Conductive nanowires and electro-active polymers laced throughout the suit could harvest energy from the astronaut’s movements, turning the pressurized helmet’s visor into a translucent fiber-optic heads-up display. Local maps and preset routes superimposed on the visor could toggle on and off with voice commands. Other data might come from epidermal biosensors, filtered through algorithms that recommend a slower pace to optimize energy and air supply. Even engineers skeptical of realizing full-body MCP anytime soon envision limited applications, such as gas-free gloves.
Depending on the destination, designers could swap in other components. A suit headed to an asteroid might have boot soles that leverage the same dry adhesion effect of gecko skin, allowing them to attach to surfaces in nearly any condition, including near-zero gravity on a quickly rotating celestial body. Stabilizers under development at Draper Laboratory could be mounted on a suit’s arms and legs: Miniaturized gyroscopes that have tiny spinning discs, they would provide resistance to create the impression of Earth gravity and potentially reduce disorientation in zero-G.

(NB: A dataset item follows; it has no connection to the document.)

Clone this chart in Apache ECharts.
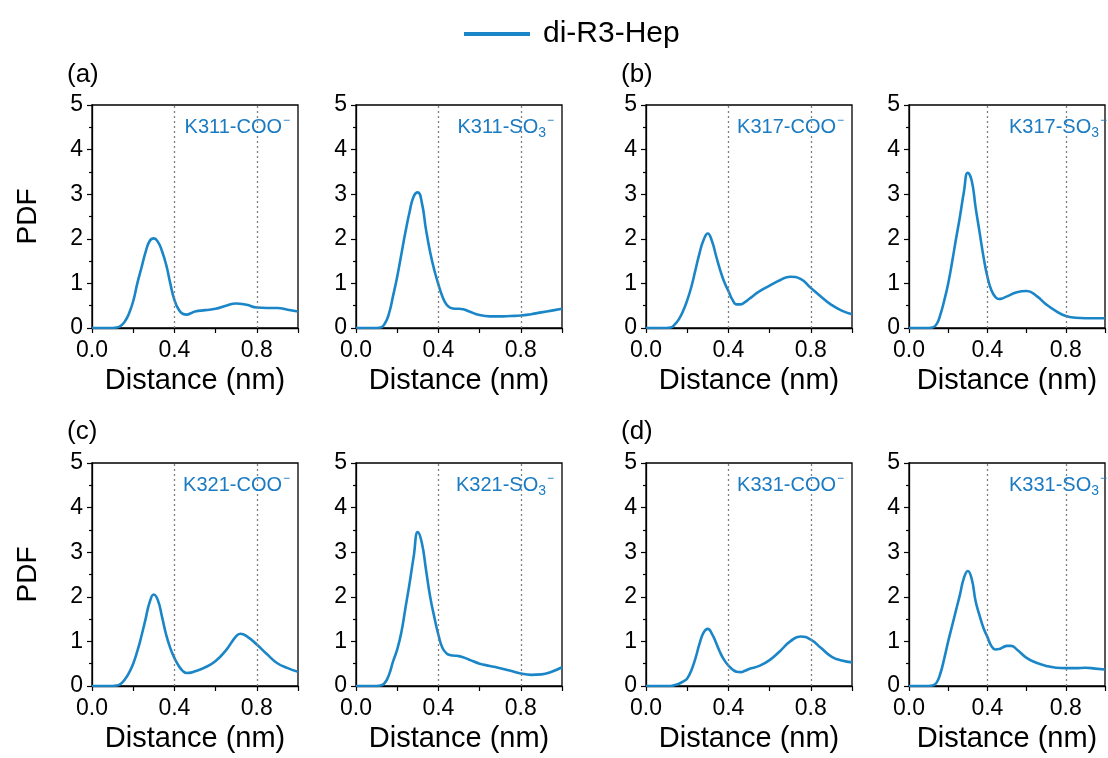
<!DOCTYPE html>
<html>
<head>
<meta charset="utf-8">
<style>
  html, body { margin: 0; padding: 0; background: #fff; }
  #chart { width: 1108px; height: 758px; }
</style>
<script src="https://cdn.jsdelivr.net/npm/echarts@6/dist/echarts.min.js"></script>
</head>
<body>
<div id="chart"></div>
<script>
// Probability density of Lys–heparin group distances (nm), one curve per contact pair
const seriesName = 'di-R3-Hep';
const xTickLabels = ['0.0', '0.4', '0.8'];
const yTickLabels = ['0', '1', '2', '3', '4', '5'];
const cutoffs = [0.4, 0.8];

const k311Coo = [[0,0],[0.10,0],[0.12,0.01],[0.14,0.05],[0.16,0.15],[0.18,0.33],[0.20,0.6],[0.22,1.0],[0.24,1.35],[0.26,1.7],[0.28,1.95],[0.30,2.01],[0.32,1.93],[0.34,1.72],[0.36,1.42],[0.38,1.0],[0.40,0.63],[0.42,0.42],[0.44,0.32],[0.46,0.30],[0.48,0.33],[0.50,0.37],[0.55,0.40],[0.60,0.43],[0.65,0.50],[0.70,0.55],[0.75,0.52],[0.80,0.46],[0.85,0.45],[0.90,0.45],[0.95,0.41],[1.0,0.37]];
const k311So3 = [[0,0],[0.10,0],[0.12,0.01],[0.14,0.1],[0.16,0.32],[0.18,0.72],[0.20,1.15],[0.22,1.65],[0.24,2.15],[0.26,2.6],[0.28,2.95],[0.30,3.04],[0.32,2.8],[0.34,2.2],[0.36,1.7],[0.38,1.3],[0.40,0.98],[0.42,0.7],[0.44,0.52],[0.46,0.45],[0.48,0.43],[0.50,0.43],[0.52,0.42],[0.55,0.37],[0.60,0.29],[0.65,0.26],[0.70,0.26],[0.75,0.27],[0.80,0.28],[0.85,0.31],[0.90,0.35],[0.95,0.39],[1.0,0.43]];
const k317Coo = [[0,0],[0.10,0],[0.12,0.01],[0.14,0.08],[0.16,0.2],[0.18,0.38],[0.20,0.62],[0.22,0.92],[0.24,1.3],[0.26,1.68],[0.28,1.98],[0.30,2.12],[0.32,1.95],[0.34,1.62],[0.36,1.3],[0.38,1.03],[0.40,0.83],[0.42,0.63],[0.44,0.53],[0.46,0.53],[0.48,0.58],[0.50,0.65],[0.55,0.82],[0.60,0.95],[0.65,1.07],[0.70,1.15],[0.75,1.1],[0.80,0.9],[0.85,0.7],[0.90,0.52],[0.95,0.39],[1.0,0.31]];
const k317So3 = [[0,0],[0.10,0],[0.12,0.01],[0.14,0.08],[0.16,0.3],[0.18,0.62],[0.20,1.0],[0.22,1.48],[0.24,2.0],[0.26,2.5],[0.28,3.05],[0.30,3.48],[0.32,3.3],[0.34,2.7],[0.36,2.15],[0.38,1.6],[0.40,1.15],[0.42,0.85],[0.44,0.7],[0.46,0.65],[0.48,0.67],[0.50,0.71],[0.55,0.8],[0.60,0.83],[0.65,0.72],[0.70,0.53],[0.75,0.38],[0.80,0.27],[0.85,0.23],[0.90,0.22],[0.95,0.22],[1.0,0.22]];
const k321Coo = [[0,0],[0.10,0],[0.12,0.01],[0.14,0.05],[0.16,0.15],[0.18,0.3],[0.20,0.5],[0.22,0.78],[0.24,1.12],[0.26,1.5],[0.28,1.88],[0.30,2.05],[0.32,1.92],[0.34,1.55],[0.36,1.15],[0.38,0.85],[0.40,0.63],[0.42,0.46],[0.44,0.34],[0.46,0.29],[0.48,0.3],[0.50,0.33],[0.55,0.42],[0.60,0.56],[0.65,0.8],[0.70,1.12],[0.72,1.17],[0.75,1.12],[0.80,0.93],[0.85,0.71],[0.90,0.51],[0.95,0.4],[1.0,0.32]];
const k321So3 = [[0,0],[0.10,0],[0.12,0.01],[0.14,0.07],[0.16,0.25],[0.18,0.55],[0.20,0.82],[0.22,1.2],[0.24,1.75],[0.26,2.3],[0.28,2.9],[0.30,3.45],[0.32,3.2],[0.34,2.6],[0.36,2.0],[0.38,1.55],[0.40,1.15],[0.42,0.85],[0.44,0.73],[0.46,0.69],[0.48,0.68],[0.50,0.67],[0.55,0.59],[0.60,0.5],[0.65,0.45],[0.70,0.4],[0.75,0.34],[0.80,0.28],[0.85,0.25],[0.90,0.26],[0.95,0.32],[1.0,0.42]];
const k331Coo = [[0,0],[0.12,0],[0.14,0.02],[0.16,0.05],[0.18,0.1],[0.20,0.17],[0.22,0.35],[0.24,0.62],[0.26,0.95],[0.28,1.2],[0.30,1.28],[0.32,1.17],[0.34,0.97],[0.36,0.75],[0.38,0.58],[0.40,0.46],[0.42,0.37],[0.44,0.32],[0.46,0.31],[0.48,0.34],[0.50,0.38],[0.55,0.45],[0.60,0.58],[0.65,0.78],[0.70,1.0],[0.75,1.11],[0.80,1.04],[0.85,0.85],[0.90,0.66],[0.95,0.57],[1.0,0.53]];
const k331So3 = [[0,0],[0.10,0],[0.12,0.01],[0.14,0.07],[0.16,0.28],[0.18,0.62],[0.20,1.0],[0.22,1.35],[0.24,1.7],[0.26,2.05],[0.28,2.42],[0.30,2.58],[0.32,2.4],[0.34,1.9],[0.36,1.58],[0.38,1.3],[0.40,1.1],[0.42,0.9],[0.44,0.82],[0.46,0.83],[0.48,0.87],[0.50,0.9],[0.52,0.9],[0.55,0.82],[0.60,0.63],[0.65,0.52],[0.70,0.45],[0.75,0.41],[0.80,0.40],[0.85,0.40],[0.90,0.41],[0.95,0.39],[1.0,0.37]];

// residue, group and curve for each small plot, left-to-right, top-to-bottom
const panels = [
  { res: 'K311', grp: 'COO', data: k311Coo },
  { res: 'K311', grp: 'SO3', data: k311So3 },
  { res: 'K317', grp: 'COO', data: k317Coo },
  { res: 'K317', grp: 'SO3', data: k317So3 },
  { res: 'K321', grp: 'COO', data: k321Coo },
  { res: 'K321', grp: 'SO3', data: k321So3 },
  { res: 'K331', grp: 'COO', data: k331Coo },
  { res: 'K331', grp: 'SO3', data: k331So3 }
];
const groupLetters = ['(a)', '(b)', '(c)', '(d)'];

// page layout
const colLeft = [92, 356, 646, 909];
const rowTop = [105, 463];
const plotW = 206, plotH = 223;
const blue = '#1b86c7';
const labelBlue = '#1a7bc3';
const font = 'Liberation Sans, Arial, sans-serif';

const grids = [], xAxes = [], yAxes = [], series = [], graphics = [];

panels.forEach((p, i) => {
  const col = i % 4, row = Math.floor(i / 4);
  const left = colLeft[col], top = rowTop[row];
  grids.push({
    left: left, top: top, width: plotW, height: plotH,
    show: true, borderColor: '#000', borderWidth: 1.3, backgroundColor: 'transparent'
  });
  xAxes.push({
    gridIndex: i, type: 'value', min: 0, max: 1, interval: 0.2,
    name: 'Distance (nm)', nameLocation: 'middle', nameGap: 38,
    nameTextStyle: { fontFamily: font, fontSize: 29, color: '#000' },
    axisLine: { show: true, onZero: false, lineStyle: { color: '#000', width: 1.3 } },
    axisTick: { show: true, inside: false, length: 5, lineStyle: { color: '#000', width: 1.2 } },
    splitLine: { show: false },
    axisLabel: {
      margin: 11, fontFamily: font, fontSize: 23, color: '#000',
      formatter: v => { const s = v.toFixed(1); return xTickLabels.indexOf(s) >= 0 ? s : ''; }
    }
  });
  yAxes.push({
    gridIndex: i, type: 'value', min: 0, max: 5, interval: 1,
    name: (col === 0) ? 'PDF' : '', nameLocation: 'middle', nameGap: 50, nameRotate: 90,
    nameTextStyle: { fontFamily: font, fontSize: 28, color: '#000' },
    axisLine: { show: true, onZero: false, lineStyle: { color: '#000', width: 1.3 } },
    axisTick: { show: true, inside: false, length: 5, lineStyle: { color: '#000', width: 1.2 } },
    minorTick: { show: true, splitNumber: 2, length: 3, lineStyle: { color: '#000', width: 1.2 } },
    splitLine: { show: false },
    axisLabel: {
      margin: 9, fontFamily: font, fontSize: 23, color: '#000',
      formatter: v => yTickLabels[Math.round(v)]
    }
  });
  series.push({
    name: seriesName, type: 'line', xAxisIndex: i, yAxisIndex: i,
    data: p.data, smooth: 0.5, showSymbol: false, symbol: 'none',
    lineStyle: { color: blue, width: 2.6 }, itemStyle: { color: blue },
    markLine: {
      silent: true, symbol: ['none', 'none'], label: { show: false },
      lineStyle: { type: [2, 3], color: '#7f7f7f', width: 1.3 },
      data: cutoffs.map(c => ({ xAxis: c }))
    },
    z: 3
  });
  // contact pair label in the upper right corner of each plot
  const txt = p.grp === 'COO'
    ? p.res + '-COO{sup|−}'
    : p.res + '-SO{sub|3}{sup|−}';
  graphics.push({
    type: 'text', z: 10,
    style: {
      x: left + plotW - 8, y: top + 22,
      text: txt, align: 'right', verticalAlign: 'middle',
      fill: labelBlue, font: '20px ' + font,
      rich: {
        sup: { fontSize: 12, fontFamily: font, fill: labelBlue, padding: [0, 0, 12, 1] },
        sub: { fontSize: 14, fontFamily: font, fill: labelBlue, padding: [13, 0, 0, 0] }
      }
    }
  });
});

groupLetters.forEach((g, k) => {
  graphics.push({
    type: 'text',
    style: {
      x: (k % 2 === 0) ? 67 : 621, y: (k < 2) ? 75 : 432,
      text: g, align: 'left', verticalAlign: 'middle',
      fill: '#000', font: '26px ' + font
    }
  });
});

const chart = echarts.init(document.getElementById('chart'), null, { renderer: 'canvas' });
chart.setOption({
  backgroundColor: '#fff',
  animation: false,
  legend: {
    data: [seriesName], left: 459, top: 14,
    icon: 'rect', itemWidth: 66, itemHeight: 4, itemGap: 10,
    textStyle: { fontFamily: font, fontSize: 30, color: '#000', padding: [0, 0, 0, 8] }
  },
  grid: grids,
  xAxis: xAxes,
  yAxis: yAxes,
  series: series,
  graphic: graphics
});
</script>
</body>
</html>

Mars presents its own challenges, including temperatures that swing from 70°F to –225°F. “On Mars, there are seasons,” says Amy Ross, a space suit engineer at NASA involved in the Z-1. “You might actually need your light spring jacket and heavy winter coat.” While Ross imagines supplying removable, full-body coveralls of various weights, Newman is pushing for an actual coat—an aerogel-layered garment that would be just a few millimeters thick, with enough gas-impregnated insulation to withstand the worst Martian temperature drops. A lotus-leaf-inspired coating developed by ILC Dover—it mimics the plant’s slippery, self-cleaning properties—could limit the amount of dust tracked into vehicles and facilities.
Final Frontier is pursuing nanostructured or powdered compounds for lightweight, flexible shielding from radiation—one of the greatest challenges for future suits. Extravehicular suits currently have no radiation protection, forcing NASA to simply limit the number of space walks during an astronaut’s career.
As Gilman from Orbital Outfitters points out, “Space suits are filled with invisible subtleties.” Every ounce of mass, and every potential interaction between materials, adds complexity to a system that’s already mind-bogglingly intricate. Still, this is what the future of the space suit could be—not an incremental upgrade to Apollo-era gear, but the best that multiple research fronts have to offer. Astronauts’ ability to truly explore the solar system will be defined by the materials engineers have at their disposal. Some of those materials may never work in space. But those that do might mean the difference between a few shuffling, symbolic steps and a walking tour worth the 100-million-mile flight.